On met en scène et ce faisant on élague, on discrimine, on choisi. Et ces choix construisent la narration, façonnent le point de vue qu'on offre sur le monde.
J'ai des dates de tournage mais pas encore de déroulé pour celui-ci.
Ou plutôt: tout ce que j'avais prévu est remis en question, en permanence. Cela, oui, c'est le propre du documentaire. Même si le plus souvent on retombe sur ses idées initiales, jusqu'à la salle de montage le tournage évolue. Je n'ai donc pas non plus de plan de travail, ni de décision arrêtée quant à ce que je mettrai en scène.

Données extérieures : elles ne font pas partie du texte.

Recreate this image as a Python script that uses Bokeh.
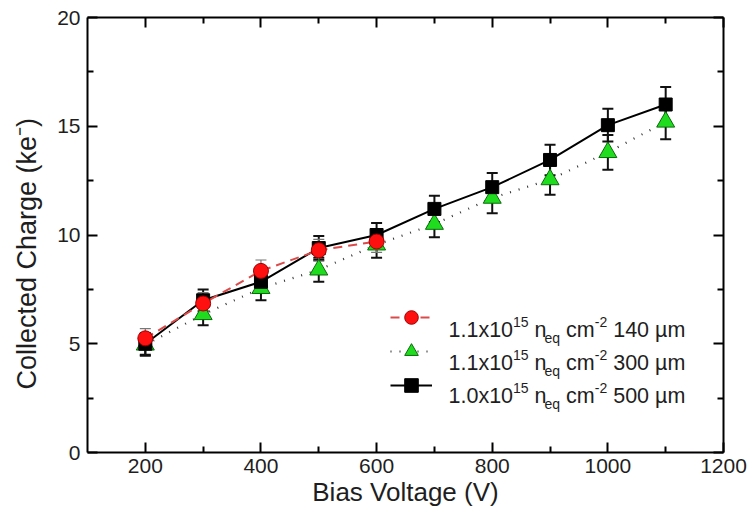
from bokeh.plotting import figure
from bokeh.models import (ColumnDataSource, Whisker, TeeHead, LinearAxis, FixedTicker,
                          Range1d, Legend, LegendItem, Label, CustomJSTickFormatter)
from bokeh.embed import file_html
from bokeh.resources import INLINE

# ---------------- data ----------------
voltage_500 = [200, 300, 400, 500, 600, 700, 800, 900, 1000, 1100]
charge_500 = [5.0, 7.0, 7.85, 9.4, 10.0, 11.2, 12.2, 13.45, 15.05, 16.0]
err_500 = [0.5, 0.5, 0.5, 0.55, 0.55, 0.6, 0.65, 0.7, 0.75, 0.8]

voltage_300 = [200, 300, 400, 500, 600, 700, 800, 900, 1000, 1100]
charge_300 = [4.95, 6.35, 7.55, 8.4, 9.55, 10.5, 11.7, 12.55, 13.8, 15.2]
err_300 = [0.5, 0.5, 0.55, 0.55, 0.6, 0.6, 0.7, 0.7, 0.8, 0.8]

voltage_140 = [200, 300, 400, 500, 600]
charge_140 = [5.25, 6.85, 8.35, 9.3, 9.7]
err_140 = [0.45, 0.5, 0.5, 0.5, 0.5]

legend_fluence = ["1.1", "1.1", "1.0"]
legend_thickness = ["140", "300", "500"]

x_major = [200, 400, 600, 800, 1000, 1200]
x_minor = [300, 500, 700, 900, 1100]
y_major = [0, 5, 10, 15, 20]
y_minor = [2.5, 7.5, 12.5, 17.5]

x_title = "Bias Voltage (V)"
y_title = "Collected Charge (ke\u207B)"

FONT = "Liberation Sans"
TXT = "#1e1e1e"

def src(v, c, e):
    return ColumnDataSource(dict(x=v, y=c, lo=[a - b for a, b in zip(c, e)],
                                 hi=[a + b for a, b in zip(c, e)]))

s500 = src(voltage_500, charge_500, err_500)
s300 = src(voltage_300, charge_300, err_300)
s140 = src(voltage_140, charge_140, err_140)

p = figure(width=750, height=515, output_backend="svg", toolbar_location=None,
           x_range=Range1d(100, 1200), y_range=Range1d(0, 20),
           min_border_left=87, min_border_right=27, min_border_top=17, min_border_bottom=63)
p.grid.visible = False
p.outline_line_color = None
p.background_fill_color = "white"
p.border_fill_color = "white"

# lines
l500 = p.line("x", "y", source=s500, line_color="black", line_width=2)
l300 = p.line("x", "y", source=s300, line_color="#333333", line_width=2.2, line_dash="1 8")
l140 = p.line("x", "y", source=s140, line_color="#dc4a4a", line_width=2, line_dash="9 6")

# error bars
def whisk(s, color, w):
    wk = Whisker(source=s, base="x", lower="lo", upper="hi", line_color=color, line_width=w,
                 upper_head=TeeHead(size=11, line_color=color, line_width=w),
                 lower_head=TeeHead(size=11, line_color=color, line_width=w))
    p.add_layout(wk)

whisk(s300, "#111111", 2)
whisk(s500, "#111111", 2)
whisk(s140, "#777777", 1.2)

m300 = p.scatter("x", "y", source=s300, marker="triangle", size=18,
                 fill_color="#1fdc1f", line_color="#0a6a0a", line_width=1)
m500 = p.scatter("x", "y", source=s500, marker="square", size=13,
                 fill_color="black", line_color="black")
m140 = p.scatter("x", "y", source=s140, marker="circle", size=15,
                 fill_color="#ff1010", line_color="#a00000", line_width=1)

# axes
xt = FixedTicker(ticks=x_major, minor_ticks=x_minor)
yt = FixedTicker(ticks=y_major, minor_ticks=y_minor)
blank = CustomJSTickFormatter(code="return ''")

def style(ax, labels=True):
    ax.axis_line_width = 2
    ax.major_tick_line_width = 2
    ax.minor_tick_line_width = 2
    ax.major_tick_in = 10
    ax.major_tick_out = 0
    ax.minor_tick_in = 6
    ax.minor_tick_out = 0
    ax.major_label_text_font = FONT
    ax.major_label_text_font_size = "21px"
    ax.major_label_text_color = TXT
    ax.axis_label_text_font = FONT
    ax.axis_label_text_font_style = "normal"
    ax.axis_label_text_color = TXT
    if not labels:
        ax.formatter = blank
        ax.major_label_standoff = 0

p.xaxis.ticker = xt
p.yaxis.ticker = yt
style(p.xaxis[0])
style(p.yaxis[0])
p.xaxis.axis_label = x_title
p.xaxis.axis_label_text_font_size = "26px"
p.xaxis.major_label_standoff = 6
p.xaxis.axis_label_standoff = 1
# trailing no-break spaces shift the rotated title a little below the frame centre
p.yaxis.axis_label = y_title + "\u00a0" * 5
p.yaxis.axis_label_text_font_size = "27px"
p.yaxis.major_label_standoff = 7
p.yaxis.axis_label_standoff = 12

top = LinearAxis(ticker=xt)
style(top, labels=False)
p.add_layout(top, "above")
right = LinearAxis(ticker=yt)
style(right, labels=False)
p.add_layout(right, "right")

# legend (glyph samples) + rich text labels
legend = Legend(items=[
    LegendItem(label=" ", renderers=[l140, m140]),
    LegendItem(label=" ", renderers=[l300, m300]),
    LegendItem(label=" ", renderers=[l500, m500]),
], location=(303, 50), glyph_width=42, glyph_height=34, label_height=32, label_width=1,
    spacing=-1, padding=0, margin=0, border_line_color=None, background_fill_alpha=0,
    label_text_font_size="1px")
p.add_layout(legend, "center")

W = {'0': 556, '1': 556, '2': 556, '3': 556, '4': 556, '5': 556, '.': 278, 'x': 500,
     ' ': 278, 'n': 556, 'e': 556, 'q': 556, 'c': 500, 'm': 833, '-': 333, '\u00b5': 576}

def tw(s, size):
    return sum(W.get(ch, 556) for ch in s) / 1000.0 * size

BASE, SCRIPT = 21.5, 14
x0 = 361
baselines = [123, 90, 57]
for f, t, yb in zip(legend_fluence, legend_thickness, baselines):
    pieces = [(f + "x10", "b"), ("15", "sup"), (" n", "b"), ("eq", "sub"),
              (" cm", "b"), ("-2", "sup"), (" " + t, "b"), (" \u00b5m", "b")]
    x = x0
    for txt, kind in pieces:
        size = BASE if kind == "b" else SCRIPT
        lead = len(txt) - len(txt.lstrip(" "))
        x += tw(" " * lead, size)
        body = txt.strip(" ")
        dy = 0 if kind == "b" else (8 if kind == "sup" else -8)
        p.add_layout(Label(x=x, y=yb + dy, x_units="screen", y_units="screen", text=body,
                           text_font=FONT, text_font_size=f"{size}px", text_color=TXT,
                           text_baseline="alphabetic", text_align="left"))
        x += tw(body, size)
        if kind == "b" and body == "n":
            x -= 2

open("out.html", "w").write(file_html(p, INLINE))
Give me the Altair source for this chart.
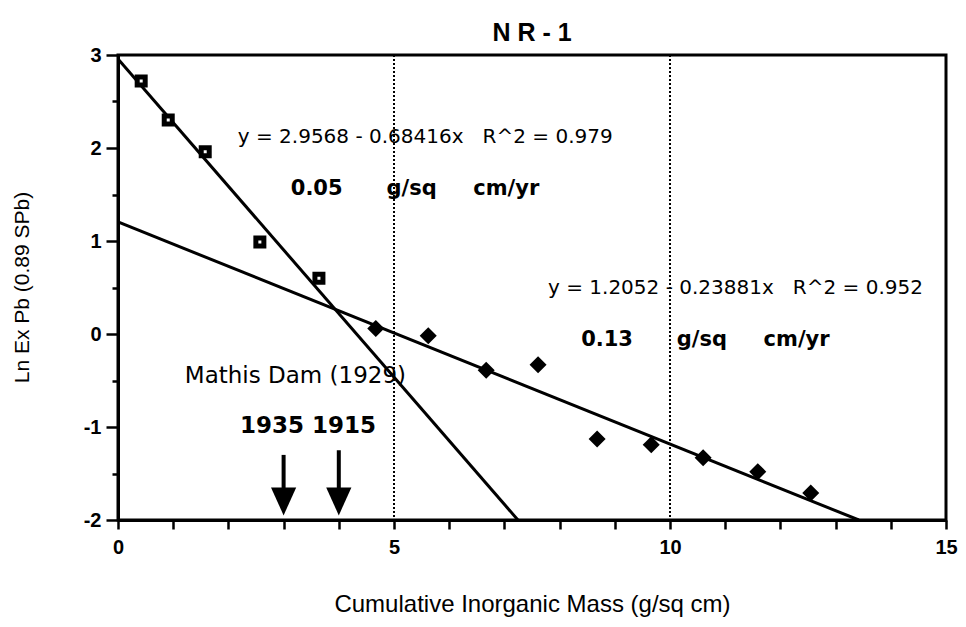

C'est à dire: je sais qu'entre le 1er avril et le 26 avril, je serai avec mon équipe de tournage sur la place du Ravelin, à Toulouse. J'ai choisi ces dates parce que j'avais envie de filmer ce moment qu'est la présidentielle, partant du principe que l'instant politique qui est contenu dans ces dates fera récit, quoi qu'il arrive aux personnages que je choisi pour raconter ce moment.
Plus le tournage se rapproche et plus, pour la première fois, j'ai l'impression que m'échappe le récit dans lequel je me projetai dans les prémisses de mon projet. Je voulais donner à voir et à écouter une place en France pendant le moment électoral. La date arrive à grands pas (quarante jours, c'est bientôt) et aucun de mes personnages ne s'y intéresse. Comme s'ils et elles avaient acté que cela aurait lieu, comme le reste, sans eux ou malgré eux. Evidemment que mon film sera cela, se fera à partir de ce réel là.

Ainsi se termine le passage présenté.